Out-Law / Your Daily Need-To-Know

Minimising liability to lenders in property transactions

Out-Law Guide | 09 Sep 2011 | 4:38 pm | 2 min. read

Many different legal structures can be used when buying commercial property, whether to gain tax advantages or shield investors from individual liability. In the property sector, these are known as 'wrappers'.

Minimising liability to the bank, and others, is an important element in the range of factors which can influence the borrower's decision on the type of wrapper to use. For more information about the type of structures available and the advantages and disadvantages of each, see our separate Out-Law Guide to property joint venture vehicles.

Shielding liability

Well-advised borrowers will look to ring-fence their liability to repay debt to lenders. The best way to protect against individual liability is to set up a new company (NewCo) to borrow the money. NewCo could take the form of a limited liability company, a limited liability partnership or a limited partnership, providing certain safeguards are followed to shield the partners from individual liability for the company's debts.

In the recent past, lenders faced with a rising market and intense competition often had to accept that their borrower would be a NewCo. This would mean that in the event of default the lender would only have recourse to the property (and rent) owned by the NewCo, and not the assets of the individual investors standing behind it.

Being unable to pursue the investors for debt was never satisfactory but as the market became more difficult, borrowers were able to insist on this. Some lenders were more willing to accept this risk as the price of doing business, without reflecting that risk in their pricing.

Many lenders have come to regret this decision. As values have collapsed, the lender's only recourse to cure breaches of the loan agreement has been to a wrapper whose sole asset is the devalued property where the income generated is either at risk or has disappeared as tenants struggle to make payments. Often all of the initial equity in the property is gone and the value is now significantly less than the original debt. In this situation, the investors standing behind the NewCo might very well have no contractual liability to the lender.

Going forward

As the market drove one set of behaviours and decisions before, the decrease in individual investors' borrowing power drives a different set of behaviours and decisions now. Borrowers need to invest more of their own money as they will be unlikely to convince the bank to lend up to the full value of the property.

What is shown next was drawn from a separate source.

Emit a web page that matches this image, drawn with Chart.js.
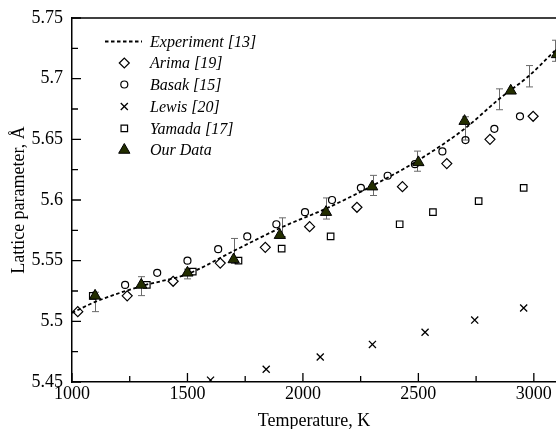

Borrowers are also much less likely to convince a bank to lend money to a NewCo. High net worth individuals and private property companies in particular now have to accept that banks will not provide funding without their customers accepting that, to generate the profits they want, they must take on a much more significant and appropriate share of the risk than they have done.

Some borrowers see and accept this new reality. Others say that the banks are frightened of risk. However, the changing market has given banks more control over their lending arrangements.